The Politics of Humans

Benjamin Davison
ANTH374S18
Published in
3 min readMar 17, 2018

I recently read an article by a researcher at the Massachusetts Institute of Technology by the name of Langdon Winner, titled “Do Artifacts Have Politics?”, which addresses something that is I think rarely discussed in common discourse about the history of modern works of art, architecture, and technology. Winner suggests that “Artifacts”, as in any human-made creation in history, have a political value, that is to say that by the motivation for their creation or by their very function they serve, in one way or another, some political means. Looking at modern creations like the dozens of low-hanging overpass bridges in Long Island, New York, which served in their original design to limit the ability for public transportation to travel into certain areas of the city, just to name one example, it is easy to see how politics can play both explicit and implicit roles human creations.

Image of an overpass in Long Island, too short for this semi-truck to pass under

But what about humans themselves? By this I mean can it be, or is it, the case that humans just as well as human-made creations can be politicized? Firstly, I’d like to clear up any confusion by emphasizing that I am referring to others projecting political meaning onto like people, and not political ideology as a whole. Indeed, what I am more concerned with is how, say, a Republican in power projects his own values onto the Republicans they represent, rather than a Republican projecting onto a Democrat values in which they both disagree.

We see throughout history that political values are assigned to people for the sake of either maintaining political status or shifting it. This assumption that humans can be assigned political values without said values necessarily being true falls in line with the Theory of Mind. We as humans have the capacity to project our own beliefs onto others, or to think about and understand the way in which our own beliefs differ from others. However, in cases of political power, it is often the case that we dismiss the differences as problematic, and instead vie for the former option of projecting out political beliefs. Politicians typically expect those which they represent to be of like mind, in most respects, so they act with that accordance in mind. This is how politicians are able to make the claim that radical or minute changes to a system, at any level of government, can be “the will of the people”, even if only a small minority of the population actually desires such changes.

To many intellectuals and critics of such politics, especially within the United States, this way of thinking and acting in positions of political power would seem like an example of misconduct.

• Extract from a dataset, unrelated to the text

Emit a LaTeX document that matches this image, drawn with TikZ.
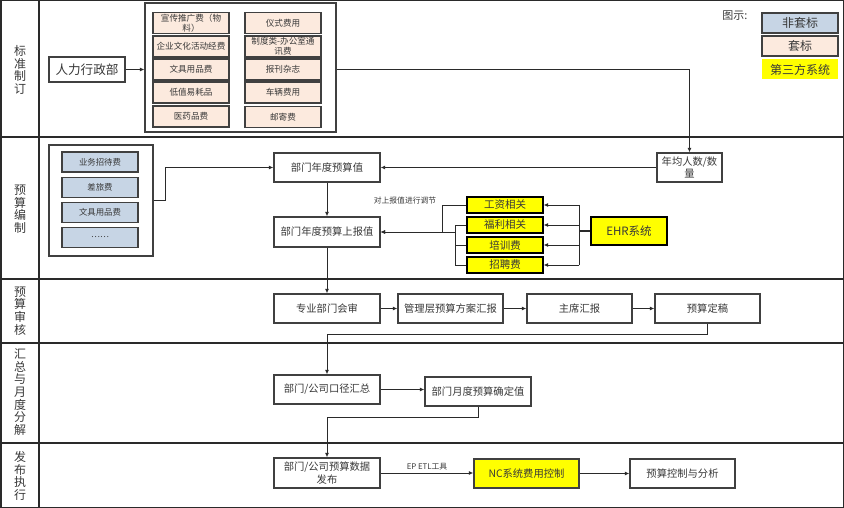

However, this is a theme that it consistent throughout human history. No politician is exempt from making such mistakes as projecting their own goals onto the people. This concept even coincides with the overpasses of Long Island mentioned above, where even though the bridges were built between the 1920s and the 1970s, it is still the case that they were never renovated nor were the heights of subsequent overpasses adjusted in order to accommodate for the clear bias that their construction had on (typically poor and/or PoC) individuals who utilized public transportation. The Long Island case is an example of how, despite knowledge of the political functions projected onto the architecture, it was not changed.

We like to believe that everyone around us believes the same things we do. And of course, when finding differences, there is no way to properly accommodate everyone. However, it is important for both individuals as members of a politic and those in power as heads of a politic to consider who it is they represent, in all of their decisions, to ensure that the politicization of the masses does not only positively affect a minority of the population, but the population as whole.